The Second Life of Plastics

An image of plastics in soil
ASRC researcher Brian Giebel is leading a National Science Foundation-funded, multi-institutional team in measuring the characterizing the effects of microplastic on soil microbiomes. (Credit: Getty Images)

A National Science Foundation grant will help an ASRC-led multi-institutional team track and quantify how plastics break down in the environment

More than 25 million metric tons of plastic end up in the Earth’s soil every year, and how those plastics degrade can have major impact on the environment, plants, animals and humans. With the help of a $702,084 collaborative research grant from the National Science Foundation ($451,681 of which was awarded to the ASRC), a multi-institutional research team will address what is likely to be one of the major environmental problems of the 21st century: the effects of microplastics. The team includes project leader Brian Giebel, director of the ASRC Environmental Science Initiative’s Advanced Laboratory for Chemical and Isotopic Signatures, and professors Benjamin Bostick from Columbia University and Rich Gross from Rensselaer Polytechnic Institute.

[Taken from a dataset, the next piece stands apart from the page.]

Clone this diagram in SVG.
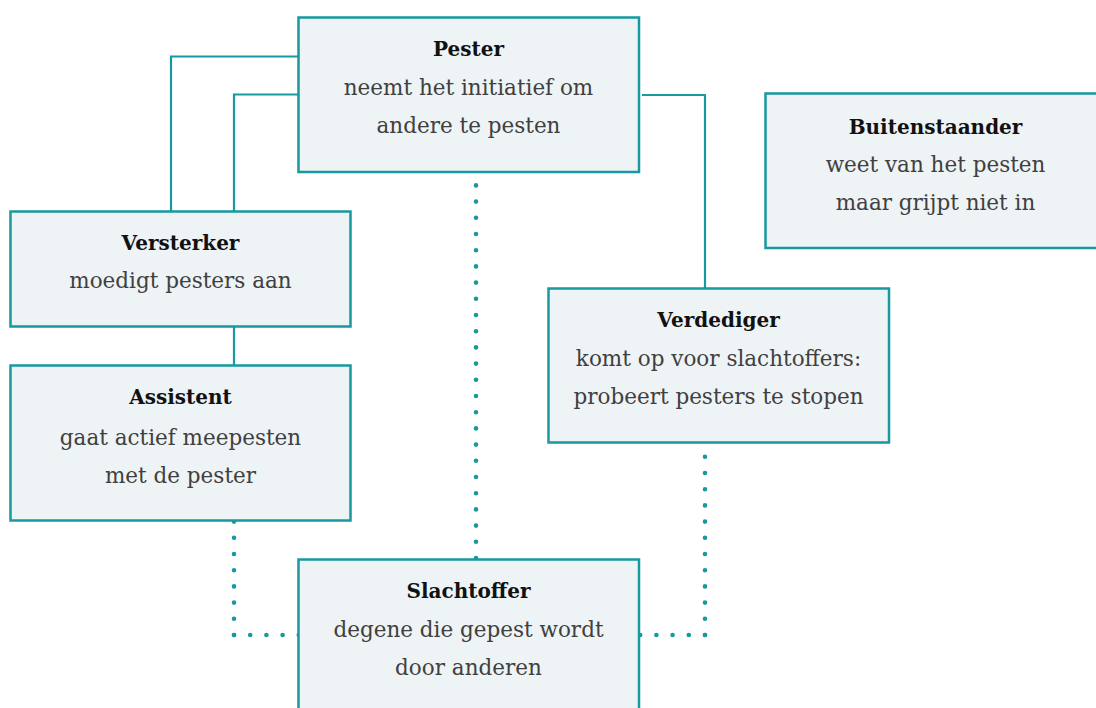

“Whether they’re made from petroleum-based or bio-based materials, all discarded plastics that end up in the environment are broken down into microplastics that can find their way into our soil, water and air,” said Giebel. “Our team is attempting to distinguish and document how plastics breakdown in soils and interact with soil minerals and microbes. We also want to quantify their rates of decomposition and understand the impacts plastics may have on the soil environment and its native microbiome.”

The team will use carbon isotope tags, which are naturally inherent or artificially introduced into plastics, to monitor and trace their breakdown in soils and potential incorporation into soil microbial biomass. Using stable isotopes is an ideal approach to reliably confirm if environmental microbes directly or indirectly assimilate plastic materials. The team’s study has the potential to reframe the role of plastics in the current carbon cycle by defining their potential to alter soil carbon stocks and interfere with the natural emission of climate warming gases like carbon dioxide and methane.

The project will also provide opportunities for high school, undergraduate and graduate students to be involved with the research and understand the fate of these materials in soils around New York City. More fundamentally, Giebel says, students will also gain experience across geochemistry, analytical chemistry, and polymer/green chemistry—three increasingly related fields for solving the plastic pollution crisis.